***** Supplied material
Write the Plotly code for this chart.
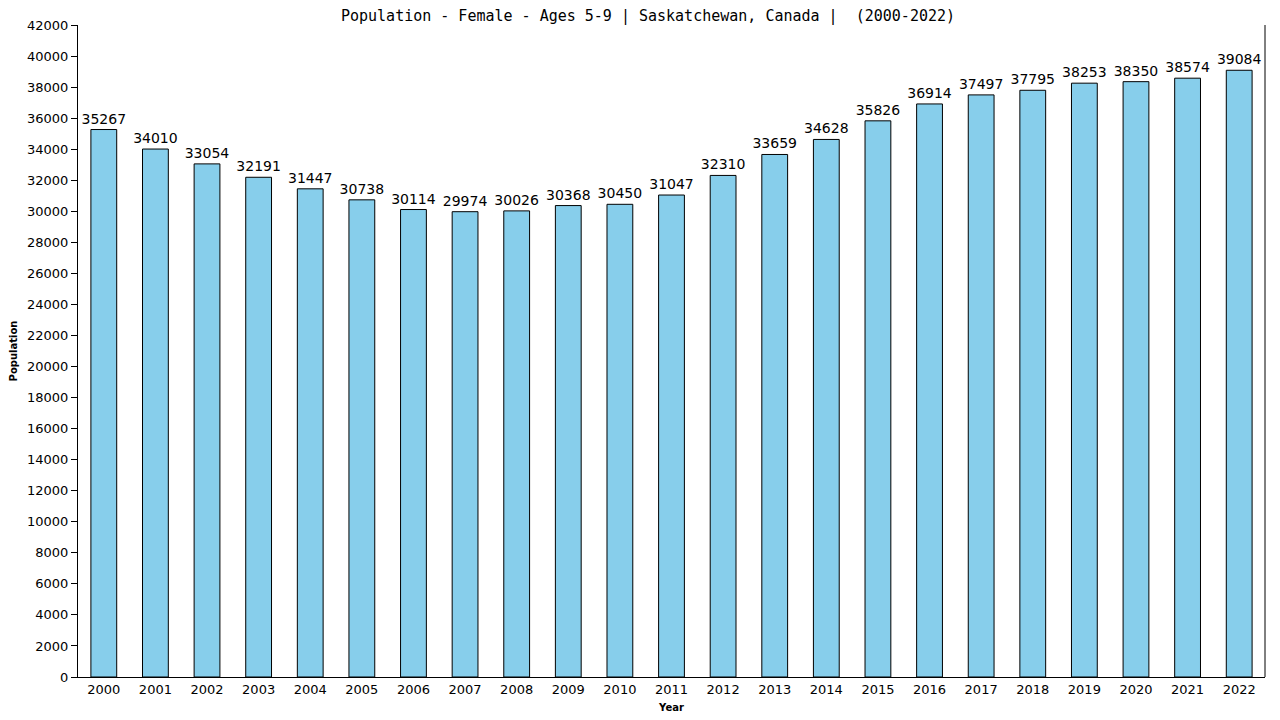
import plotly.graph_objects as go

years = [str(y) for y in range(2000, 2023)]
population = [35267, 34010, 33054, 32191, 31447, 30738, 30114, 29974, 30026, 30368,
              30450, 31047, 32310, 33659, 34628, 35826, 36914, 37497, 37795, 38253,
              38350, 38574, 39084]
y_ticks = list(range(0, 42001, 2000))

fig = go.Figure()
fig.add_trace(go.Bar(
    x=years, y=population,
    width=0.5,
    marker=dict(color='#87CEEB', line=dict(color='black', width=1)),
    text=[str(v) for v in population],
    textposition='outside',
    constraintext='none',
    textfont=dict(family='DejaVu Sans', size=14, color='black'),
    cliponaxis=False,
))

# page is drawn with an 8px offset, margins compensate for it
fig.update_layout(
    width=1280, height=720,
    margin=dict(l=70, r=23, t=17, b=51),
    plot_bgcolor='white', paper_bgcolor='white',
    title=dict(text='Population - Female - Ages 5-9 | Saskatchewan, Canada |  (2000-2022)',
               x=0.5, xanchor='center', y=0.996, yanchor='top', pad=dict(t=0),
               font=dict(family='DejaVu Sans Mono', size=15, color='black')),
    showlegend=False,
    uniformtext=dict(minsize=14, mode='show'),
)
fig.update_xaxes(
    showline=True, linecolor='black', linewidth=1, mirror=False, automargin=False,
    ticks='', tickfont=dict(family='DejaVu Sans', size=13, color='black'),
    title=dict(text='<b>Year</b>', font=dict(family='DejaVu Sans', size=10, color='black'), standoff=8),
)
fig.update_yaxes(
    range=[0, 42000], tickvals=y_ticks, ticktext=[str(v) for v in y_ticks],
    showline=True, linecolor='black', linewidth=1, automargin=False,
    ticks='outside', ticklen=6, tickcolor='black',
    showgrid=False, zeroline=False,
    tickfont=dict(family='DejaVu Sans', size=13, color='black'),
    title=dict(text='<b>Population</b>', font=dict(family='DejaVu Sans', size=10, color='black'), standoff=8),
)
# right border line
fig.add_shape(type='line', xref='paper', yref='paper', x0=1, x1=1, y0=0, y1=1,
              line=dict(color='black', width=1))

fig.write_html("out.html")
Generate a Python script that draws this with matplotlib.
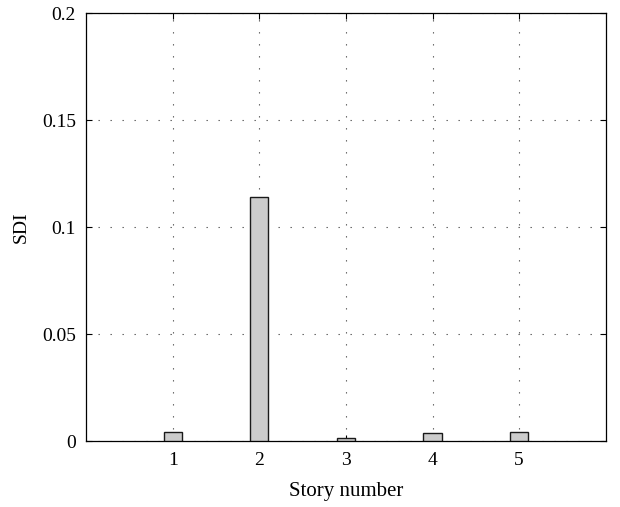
**********
***** Supplied material
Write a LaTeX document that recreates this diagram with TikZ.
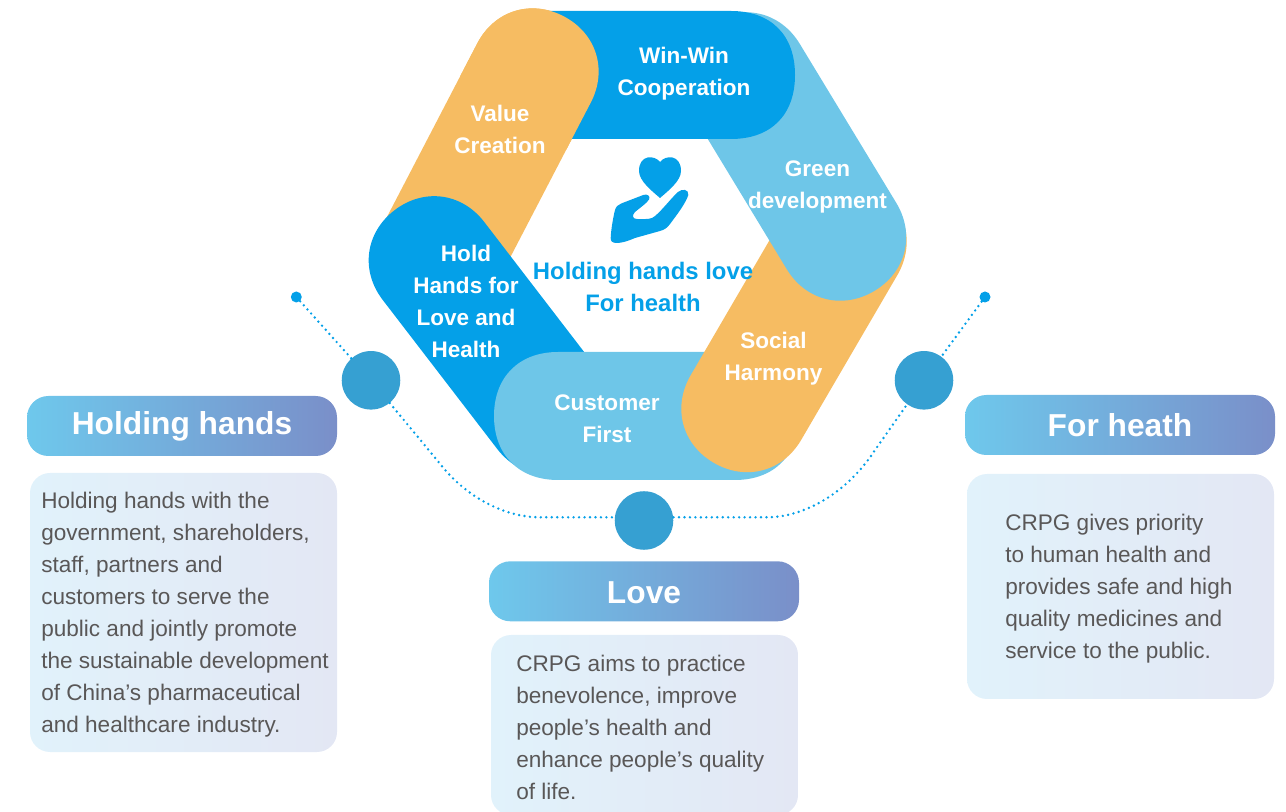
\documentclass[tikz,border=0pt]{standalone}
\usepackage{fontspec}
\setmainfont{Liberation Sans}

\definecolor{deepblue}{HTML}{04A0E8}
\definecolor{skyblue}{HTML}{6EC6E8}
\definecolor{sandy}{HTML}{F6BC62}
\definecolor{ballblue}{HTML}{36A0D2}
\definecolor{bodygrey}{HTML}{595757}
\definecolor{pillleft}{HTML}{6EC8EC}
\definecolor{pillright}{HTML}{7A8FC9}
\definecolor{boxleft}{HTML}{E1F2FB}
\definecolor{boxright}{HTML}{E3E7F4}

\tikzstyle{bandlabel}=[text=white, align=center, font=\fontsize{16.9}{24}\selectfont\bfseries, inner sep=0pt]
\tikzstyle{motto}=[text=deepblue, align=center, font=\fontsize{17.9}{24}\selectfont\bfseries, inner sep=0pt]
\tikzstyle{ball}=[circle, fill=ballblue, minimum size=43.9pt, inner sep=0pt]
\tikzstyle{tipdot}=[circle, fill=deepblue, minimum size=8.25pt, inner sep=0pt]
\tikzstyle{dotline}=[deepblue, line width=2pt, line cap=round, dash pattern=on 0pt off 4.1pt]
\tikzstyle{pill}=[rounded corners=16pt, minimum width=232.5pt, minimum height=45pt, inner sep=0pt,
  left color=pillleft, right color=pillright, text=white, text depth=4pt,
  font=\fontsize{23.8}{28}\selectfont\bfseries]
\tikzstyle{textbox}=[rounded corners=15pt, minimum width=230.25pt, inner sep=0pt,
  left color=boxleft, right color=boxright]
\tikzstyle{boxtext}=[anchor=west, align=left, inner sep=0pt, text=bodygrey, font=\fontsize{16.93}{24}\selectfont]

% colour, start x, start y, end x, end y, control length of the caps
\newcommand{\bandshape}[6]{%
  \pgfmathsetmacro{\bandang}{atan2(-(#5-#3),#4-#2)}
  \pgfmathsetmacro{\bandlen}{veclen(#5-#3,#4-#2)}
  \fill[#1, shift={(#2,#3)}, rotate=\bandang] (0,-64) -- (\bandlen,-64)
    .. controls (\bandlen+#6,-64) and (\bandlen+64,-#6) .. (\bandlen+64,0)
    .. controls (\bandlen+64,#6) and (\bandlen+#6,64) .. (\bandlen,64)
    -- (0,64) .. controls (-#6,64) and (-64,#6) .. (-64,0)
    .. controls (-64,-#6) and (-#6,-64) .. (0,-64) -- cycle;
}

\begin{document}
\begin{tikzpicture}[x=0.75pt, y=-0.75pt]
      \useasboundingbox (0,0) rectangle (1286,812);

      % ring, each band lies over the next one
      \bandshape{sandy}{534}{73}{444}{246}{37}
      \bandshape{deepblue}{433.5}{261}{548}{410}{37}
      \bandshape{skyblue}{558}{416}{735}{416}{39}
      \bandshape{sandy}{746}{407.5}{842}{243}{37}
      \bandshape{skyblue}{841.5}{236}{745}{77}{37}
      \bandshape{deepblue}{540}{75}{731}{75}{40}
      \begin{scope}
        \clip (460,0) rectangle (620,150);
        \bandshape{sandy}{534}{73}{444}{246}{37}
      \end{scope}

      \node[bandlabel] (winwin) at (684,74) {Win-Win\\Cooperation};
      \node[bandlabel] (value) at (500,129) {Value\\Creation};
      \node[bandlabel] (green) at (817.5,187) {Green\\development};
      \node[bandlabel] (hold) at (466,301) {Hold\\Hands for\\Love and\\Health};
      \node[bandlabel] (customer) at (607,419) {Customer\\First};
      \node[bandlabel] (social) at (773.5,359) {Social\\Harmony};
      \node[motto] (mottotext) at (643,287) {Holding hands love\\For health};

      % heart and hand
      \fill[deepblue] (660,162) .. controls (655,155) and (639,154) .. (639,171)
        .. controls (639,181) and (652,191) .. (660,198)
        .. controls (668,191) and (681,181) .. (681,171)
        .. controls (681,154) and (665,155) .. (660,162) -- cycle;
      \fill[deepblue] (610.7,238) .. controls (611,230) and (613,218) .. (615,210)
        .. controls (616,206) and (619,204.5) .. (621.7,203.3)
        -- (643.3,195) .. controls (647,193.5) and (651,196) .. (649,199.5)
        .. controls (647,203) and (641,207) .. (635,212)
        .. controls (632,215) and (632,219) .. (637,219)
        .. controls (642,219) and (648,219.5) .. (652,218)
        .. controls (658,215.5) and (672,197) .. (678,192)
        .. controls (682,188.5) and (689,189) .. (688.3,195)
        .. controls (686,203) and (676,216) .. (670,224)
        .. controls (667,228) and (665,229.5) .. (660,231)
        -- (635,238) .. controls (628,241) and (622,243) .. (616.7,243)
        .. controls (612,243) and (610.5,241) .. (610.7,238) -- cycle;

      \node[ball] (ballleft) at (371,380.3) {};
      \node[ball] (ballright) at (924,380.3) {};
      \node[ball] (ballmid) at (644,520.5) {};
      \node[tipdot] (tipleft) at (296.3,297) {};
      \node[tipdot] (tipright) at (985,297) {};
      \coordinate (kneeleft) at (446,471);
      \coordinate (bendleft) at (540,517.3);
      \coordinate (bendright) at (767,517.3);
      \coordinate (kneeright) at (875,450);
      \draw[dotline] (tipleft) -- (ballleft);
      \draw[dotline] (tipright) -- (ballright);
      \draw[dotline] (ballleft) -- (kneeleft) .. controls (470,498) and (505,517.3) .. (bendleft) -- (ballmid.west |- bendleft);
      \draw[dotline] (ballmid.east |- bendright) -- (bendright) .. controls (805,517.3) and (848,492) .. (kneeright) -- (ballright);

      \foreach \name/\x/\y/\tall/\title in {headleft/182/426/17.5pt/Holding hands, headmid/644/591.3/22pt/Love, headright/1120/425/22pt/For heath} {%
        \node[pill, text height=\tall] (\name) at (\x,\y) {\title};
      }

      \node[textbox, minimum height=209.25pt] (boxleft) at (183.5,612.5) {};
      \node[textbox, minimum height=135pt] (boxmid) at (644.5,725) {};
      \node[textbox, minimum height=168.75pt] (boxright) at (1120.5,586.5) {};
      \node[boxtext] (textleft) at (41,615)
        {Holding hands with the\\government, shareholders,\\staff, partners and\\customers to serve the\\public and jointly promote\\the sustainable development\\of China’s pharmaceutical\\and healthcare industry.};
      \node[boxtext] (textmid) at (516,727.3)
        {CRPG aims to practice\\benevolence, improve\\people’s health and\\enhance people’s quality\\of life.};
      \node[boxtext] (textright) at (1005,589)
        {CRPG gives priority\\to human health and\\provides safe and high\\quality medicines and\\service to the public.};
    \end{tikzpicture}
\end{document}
**********
Starting at the line containing "Write the Plotly code for this chart." and stopping after the line containing "y_ticks = list(range(0, 42001, 2000))", give the lines again exactly and leave out every image.

Write the Plotly code for this chart.
import plotly.graph_objects as go

years = [str(y) for y in range(2000, 2023)]
population = [35267, 34010, 33054, 32191, 31447, 30738, 30114, 29974, 30026, 30368,
              30450, 31047, 32310, 33659, 34628, 35826, 36914, 37497, 37795, 38253,
              38350, 38574, 39084]
y_ticks = list(range(0, 42001, 2000))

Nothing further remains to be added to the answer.